If you’re only exposure to the death positive movement is an article in a major newspaper about a man who took his last breaths as his daughter played acoustic guitar, before his body is carried by his family in a gorgeous wicker casket to a grave dug on the property, you might not always see your own experience reflected. That’s ok, a lot of people feel that way. That’s why there are so many incredible people in our movement writing, advocating, and speaking out about trans rights in death, the devastating mortality rates of black mothers, the strain funerals create for low income families, the impossible hurdles created by dying as an immigrant.
We don’t believe that we should accept bad deaths, especially in our current political climate, as a fixed condition. We should be allowing communities to define what a “good death” means to them, the very real barriers that exist to realizing a good death, and examining and dismantling those barriers. This discovery is a key part of the death positive movement.
I cannot be afraid to die, or be in the midst of grief, and still be death positive.

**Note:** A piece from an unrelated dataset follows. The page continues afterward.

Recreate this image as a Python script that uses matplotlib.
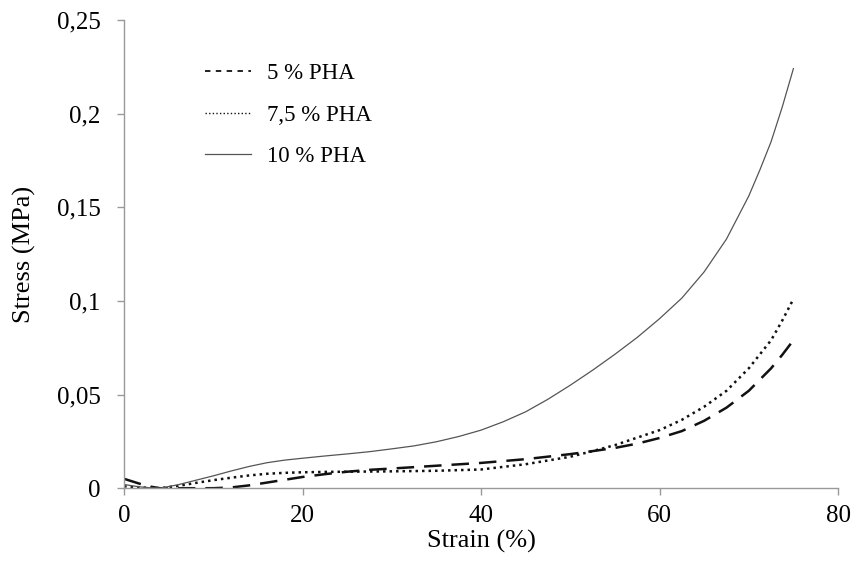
import matplotlib

matplotlib.use("Agg")
import matplotlib.pyplot as plt
from matplotlib.ticker import FuncFormatter

plt.rcParams["font.family"] = ["Liberation Serif", "DejaVu Serif"]

# strain (%) values
strain_5 = [0, 1, 2, 3, 4, 6, 8, 10, 12, 14, 16, 18, 20, 22.5, 25, 27.5, 30, 35, 40, 45, 50,
            52.5, 55, 57.5, 60, 62.5, 65, 67.5, 70, 72.5, 73.75, 75]
stress_5 = [0.005, 0.0035, 0.002, 0.0008, 0.0, 0.0, 0.0, 0.0, 0.0004, 0.0015, 0.003, 0.0045,
            0.006, 0.0075, 0.0088, 0.0098, 0.0105, 0.012, 0.0135, 0.0155, 0.0182,
            0.0198, 0.0215, 0.0238, 0.0268, 0.0305, 0.036, 0.043, 0.052, 0.064, 0.0712, 0.079]

strain_75 = [0, 1, 2, 3, 4, 6, 8, 10, 12, 14, 16, 18, 20, 22.5, 25, 27.5, 30, 35, 40, 45, 50,
             52.5, 55, 57.5, 60, 62.5, 65, 67.5, 70, 72.5, 73.75, 75]
stress_75 = [0.001, 0.0007, 0.0004, 0.0001, 0.0, 0.0012, 0.0028, 0.0043, 0.0056, 0.0068,
             0.0077, 0.0082, 0.0085, 0.0087, 0.0088, 0.0089, 0.009, 0.0093, 0.0100, 0.0128,
             0.0168, 0.0198, 0.023, 0.027, 0.031, 0.0365, 0.0435, 0.052, 0.064, 0.079,
             0.0895, 0.101]

strain_10 = [0, 1, 2, 3, 4, 6, 8, 10, 12, 14, 16, 18, 20, 22.5, 25, 27.5, 30, 32.5, 35, 37.5,
             40, 42.5, 45, 47.5, 50, 52.5, 55, 57.5, 60, 62.5, 65, 67.5, 70, 71.25, 72.5,
             73.75, 75]
stress_10 = [0.002, 0.0012, 0.0006, 0.0002, 0.0, 0.0018, 0.0042, 0.0066, 0.0092, 0.0116,
             0.0136, 0.015, 0.016, 0.0172, 0.0183, 0.0195, 0.021, 0.0226, 0.0248, 0.0276,
             0.031, 0.0355, 0.0408, 0.0475, 0.055, 0.063, 0.0715, 0.0805, 0.0905, 0.1015,
             0.1155, 0.133, 0.156, 0.170, 0.185, 0.2035, 0.224]

x_ticks = [0, 20, 40, 60, 80]
y_ticks = [0, 0.05, 0.1, 0.15, 0.2, 0.25]


def comma_fmt(value, _pos):
    text = f"{value:.2f}".rstrip("0").rstrip(".")
    return text.replace(".", ",")


def main() -> None:
    fig = plt.figure(figsize=(8.56, 5.69), dpi=100)
    ax = fig.add_axes([0.145, 0.142, 0.834, 0.823])

    ax.plot(strain_5, stress_5, color="#111111", linewidth=1.8, dashes=(7, 4),
            label="5 % PHA")
    ax.plot(strain_75, stress_75, color="#111111", linewidth=1.8, linestyle=(0, (1, 1.6)),
            label="7,5 % PHA")
    ax.plot(strain_10, stress_10, color="#555555", linewidth=0.9, label="10 % PHA")

    ax.set_xlim(0, 80)
    ax.set_ylim(0, 0.25)
    ax.set_xticks(x_ticks)
    ax.set_yticks(y_ticks)
    ax.yaxis.set_major_formatter(FuncFormatter(comma_fmt))

    for side in ("top", "right"):
        ax.spines[side].set_visible(False)
    for side in ("left", "bottom"):
        ax.spines[side].set_color("#999999")
        ax.spines[side].set_linewidth(1.0)
    ax.tick_params(axis="both", colors="#999999", labelcolor="black", labelsize=18,
                   length=5, width=1.0, direction="out")
    ax.tick_params(axis="y", pad=12)
    ax.tick_params(axis="x", pad=7)

    ax.set_xlabel("Strain (%)", fontsize=19, labelpad=2)
    ax.set_ylabel("Stress (MPa)", fontsize=19, labelpad=15)

    leg = ax.legend(loc="upper left", bbox_to_anchor=(0.113, 0.908), frameon=False,
                    fontsize=16.5, handlelength=2.0, labelspacing=0.9, handletextpad=0.7,
                    borderpad=0, borderaxespad=0)
    leg.get_lines()[0].set_dashes((3, 3))
    leg.get_lines()[0].set_linewidth(1.3)
    leg.get_lines()[1].set_linewidth(1.0)

    fig.savefig("out.png", dpi=100)
    print("Saved plot to: out.png")


if __name__ == "__main__":
    main()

If someone tells me they’re not afraid of death, completely free of fear, I’m skeptical. Death is messy and complicated, and your relationship with it is ever-changing. Death positivity isn’t about cultivating a zealous cult like mentality, it’s about meeting people where they are. There is no end goal in being death positive, where if you get enough posi-points you are awarded the golden skull of death acceptance. There is only the process of living as a human with the incredible burden of death.
Louise Hung, who works as a writer with the Order, said this: “what the movement has done for me is allow me to function within, in spite of, and through my monstrous mortality fears. I try to explain this to people all the time. And it’s what shocks people most about this work. That it’s not about being fearless, it’s about finding a way into that fear and through some alchemy, turning it into something valuable in life. Even if that fear never goes away.”
Grief is also an ongoing process. Sarah Chavez, our director, experienced the death of a child several years ago. She says that “just because someone is death positive, doesn’t mean they don’t struggle and aren’t terribly afraid. It’s just that taking responsibility for those fears, picking them apart, and not allowing them to control you, can save you or someone else.”
Again, there is no hierarchy of emotions here. A person can feel in full control of their fears one day, and lose a friend or family member the next. I love using humor to engage death. That doesn’t mean I won’t be crying the next morning. Death contains multitudes, just as humans contain multitudes, just as emotions contain multitudes. Life is a wild journey, and death positive means riding the never ending waves, not climbing a single peak.
These myths are baffling to me, as they stand so opposed to the origins (and current work!) being done with death positivity. However, I have faith in the intellectual honesty of the people who believe them. They are not willfully misrepresenting death positivity for their own gain, it is that we are somehow not making our work clear and accessible enough that everyone feels welcome. I hope we change that as the work continues in 2018.
I can see the challenges on the horizon, the challenges that plague every movement attempting to enact genuine good. Flippant press pieces mischaracterizing death positivity, tweets saying death positivity has changed, blogs saying that it’s become too commercial. Can you already see the headlines?: the life-cycle of social movements can be predicted almost to the letter. So why persevere? Because we’ve seen, again and again, the impact this dialogue can have of people’s lives and deaths. I am proud to be a part of this movement, and am eternally grateful to the inspiring and genuine people around me that push me to be a better advocate and person.